There’s no shortage of games pushing the ‘freemium’ model on your iPhone, and given their popularity it’s safe to say that free is a good fit for casual gamers. Magic Life from Glu Mobile is actually quite similar to other strategy-lite takes on town and world building, while adding familiar role-playing game elements.
Magic Life puts players in the leather boots of a young magic apprentice on a fantasy world of islands, monsters, and mischievous spells. As a new apprentice, you are constantly tasked with all manner of quests. These include incredibly mundane things like gathering fruit and opening chests, banishing cyclops and trolls, and transforming other apprentices into animals (and back again). It’s pretty clear from the outset that the older magicians don’t like to exert themselves, making the quests feel more like chores.
Now get to work, freeloader!
Most of the quests, especially as the game progresses, involve the use of potions. Magic Life spends a lot of time forcing players to first gather ingredients, either by finding or buying them, then using these ingredients to create bubbling magical liquids.

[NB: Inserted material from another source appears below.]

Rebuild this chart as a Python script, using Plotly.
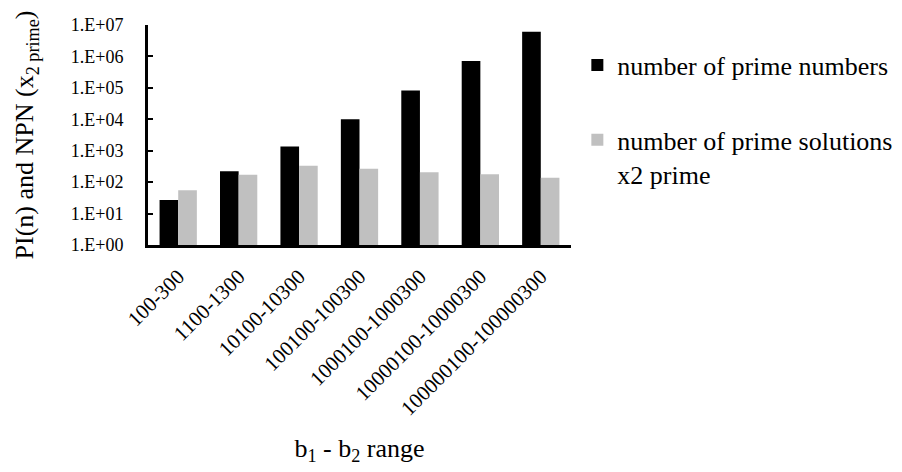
import plotly.graph_objects as go

categories = ["100-300", "1100-1300", "10100-10300", "100100-100300",
              "1000100-1000300", "10000100-10000300", "100000100-100000300"]
prime_numbers = [27, 221, 1350, 10100, 83000, 720000, 6100000]
prime_solutions = [55, 172, 334, 268, 206, 177, 138]
tick_vals = [1, 10, 100, 1000, 10000, 100000, 1000000, 10000000]
tick_text = ["1.E+00", "1.E+01", "1.E+02", "1.E+03", "1.E+04", "1.E+05", "1.E+06", "1.E+07"]

FONT = "Liberation Serif, Times New Roman, serif"

fig = go.Figure()
fig.add_trace(go.Bar(x=categories, y=prime_numbers, name="number of prime numbers",
                     marker=dict(color="#000000", line=dict(width=0)),
                     legendgroup="a"))
fig.add_trace(go.Bar(x=categories, y=prime_solutions, name="number of prime solutions<br>x2 prime",
                     marker=dict(color="#c0c0c0", line=dict(width=0)),
                     legendgroup="b"))

fig.update_layout(
    width=902, height=472,
    margin=dict(l=140, r=339, t=17, b=235, autoexpand=False),
    paper_bgcolor="white", plot_bgcolor="white",
    barmode="group", bargap=0.383, bargroupgap=0,
    font=dict(family=FONT, size=18, color="black"),
    showlegend=True,
    legend=dict(x=1.015, xanchor="left", y=0.925, yanchor="top",
                font=dict(family=FONT, size=26, color="black"),
                tracegroupgap=38, traceorder="grouped", valign="top",
                itemwidth=30, bgcolor="rgba(0,0,0,0)"),
    xaxis=dict(
        type="category", showline=True, linecolor="black", linewidth=3,
        ticks="", tickangle=-45, showgrid=False, zeroline=False,
        ticklabelstandoff=8,
        tickfont=dict(family=FONT, size=21, color="black"),
        title=dict(text="b<sub>1</sub> - b<sub>2</sub> range",
                   font=dict(family=FONT, size=26, color="black"), standoff=20),
    ),
    yaxis=dict(
        type="log", range=[0, 7], showline=True, linecolor="black", linewidth=3,
        ticks="inside", ticklen=5, tickwidth=2, tickcolor="black",
        ticklabelstandoff=18,
        tickvals=tick_vals, ticktext=tick_text, showgrid=False, zeroline=False,
        tickfont=dict(family=FONT, size=18, color="black"),
        title=dict(text="PI(n) and NPN (x<sub>2 prime</sub>)",
                   font=dict(family=FONT, size=26, color="black"), standoff=30),
    ),
)

fig.write_html("out.html")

Potions take a lot of time to make, often hours, so impatient players could find Magic Life to be a costly endeavor. As usual, everything in the game takes a certain amount of time if you want the game to continue to be free.
To speed things along, you can opt to use gems, which make things happen instantly. You’ll start with a few, but more gems can only be bought with real cash. The upside to Magic Life is that you really don’t have to spend money to play it– you just need patience.
Gold and magical energy called mana are the other two resources to manage. Mana recharges naturally, and is oddly used almost every time you do anything. It makes sense that casting spells uses mana, but the logic behind using it to pick fruit or open chests is questionable at best.
That’s one ugly mountain.
Customizing your game is a big part of the appeal of this sort of game, and Magic Life doesn’t miss a beat there. As you earn more experience, wealth, and power, you can customize your character’s look with new outfits and accessories, and even whole new body types. You’ll also get a house to accessorize, and all your mighty achievements can be linked to your Facebook account. Connected friends can even come to your island, hang out, and be turned into pigs and bunnies.
Where Magic Life largely trips up is simply the lack of variety. Even when dealing with monsters, there’s no combat or danger, and the game lazily throws the same missions at you repeatedly.
If you only intend to play in short bursts every day, this might not be a big problem, but Magic Life doesn’t offer anything substantial we haven’t seen before. It may be free, but we can’t say that Magic Life will offer you the most fun for your time.